徹底的にベタに書く
一つ前のエントリで、法的判断もアナログで二分法じゃだめだってことを書いたのだが、今度はメタ議論とベタ議論というところから。参考になるのはpoohさんのこのエントリとコメントのあたり。
実際に準備書面を書く立場になれそうなので、書証を集めて書き始めたのだけど、作業を始めてみるとこれがまた徹底的にベタな内容になりつつある。裁判所でやる主張としては、たとえば、表現の自由云々といったメタな部分だけで弁論すると多分非常に弱いんだろうな、と。結局、事実をどれだけ裁判官の前で説得力のある形で提示できるかにかかっていて、事実というのはベタそのものなので、事実について説明する文章を書けば当然ベタなものになる。各々の条文自体は抽象的なので、きちんと判決をもらおうと思うと、条文に当てはめができるだけのベタなものを書かないといけない。
そういえば、民法の問題を考える時は九十条は最後に使えということになっている。公序良俗違反について定めているのだけど、抽象的で一般的な内容の条文だから、まず具体的に当てはめられる条文があればそっちで処理してしまえということである。紛争の世界はどうもベタ優先、メタは最後かオマケ程度じゃないかという感触を得ている。ってか、メタを全面に出した準備書面って、提訴すること=市民運動、と思ってやっている一部の人達を思い起こさせる。
まあ、書いた書類を絵里タンがどう修正するかを見てからでないと何とも言えないので、これは今の段階での私が抱いている印象なのだけど。
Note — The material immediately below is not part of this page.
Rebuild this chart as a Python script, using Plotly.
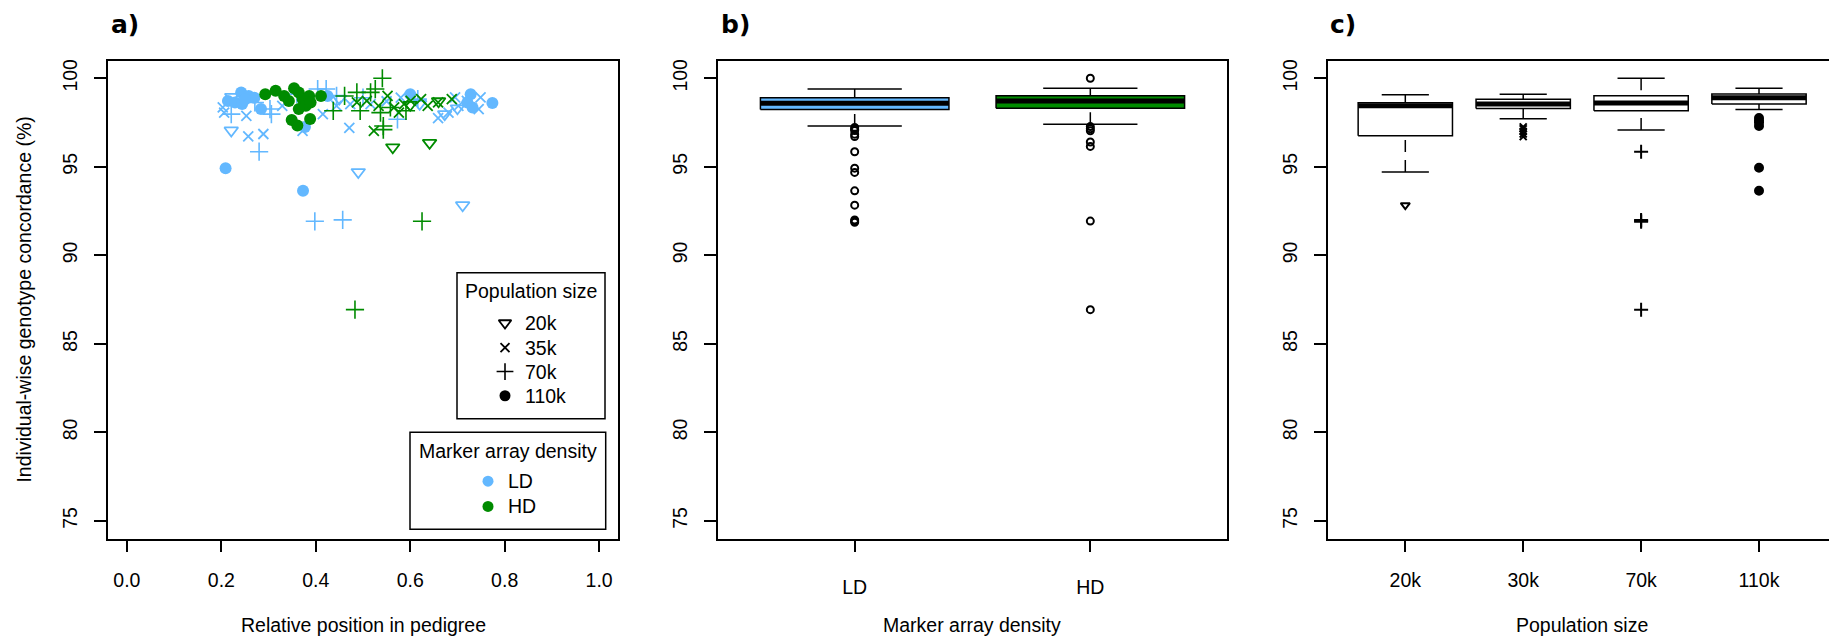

理念の方はというと、法理学やら法哲学といった教科書がいくつも出ていて、そっちに書いてある。共通の理念が括り出せるようになった背後に膨大な現実の問題解決やら利害調整やら紛争があったのだろう。括り出された理念に頼ってしまったら、やっぱり条文に当てはめられるようなベタな話は書けないように思う。
ここからは旧ブログのコメントです。
by 石田剛 at 2007-09-48 12:15:48
Re:徹底的にベタに書く
> 提訴すること=市民運動、と思ってやっている一部の人達
こういう人達には、裁判所はみんなでお金出しあって維持してる公器だということを、理解してほしいものです。道路をデモに使うなんてのは、社会は許容すべきと考えますが、自分の主張に世間の注目を集める手段に「裁判」を使うのは、法的には許されていても、道義的には明らかに反則です。
このことは、某磁器活水器売ってる某氏にも言えることだと、石田は理解しています。
by Isshocking at 2007-09-30 17:54:30
Re:徹底的にベタに書く
特許申請などがベタな文書の典型になります。要素の定義と配置、作用機序だけでえんえんと微細もらさず記述していきます。
by apj at 2007-09-28 07:47:28
Re:徹底的にベタに書く
石田剛様
原告の思惑はさておき、客観的に見てその世間の注目がさっぱりな件。
せっかく特設サイトまで作って訴訟資料全公開をやってるのに、訳分からん吉岡応援団のコピペ書き込みばっかりで、誰も注目してないっぽい。
もうちょっと弁論重ねないと、訴訟そのものについて議論するところまでいかないのかなぁ。
by 石田剛 at 2007-09-54 13:04:54
Re:徹底的にベタに書く
apjさん
まー、某磁器活水器売ってる某氏の件は「自説の宣伝」にもなってませんね。いくら弁論を重ねても、訴訟そのものについて議論する状況には、たぶんならないんでしょう。議論を深めれば、無茶言ってるのが誰なのかが、より明確になっていくだけでしょうから。
by pooh at 2007-09-14 23:02:14
Re:徹底的にベタに書く
ちょっと思ったんですが、ぼくのところでのメタ/ベタ議論ではむしろこちらかも。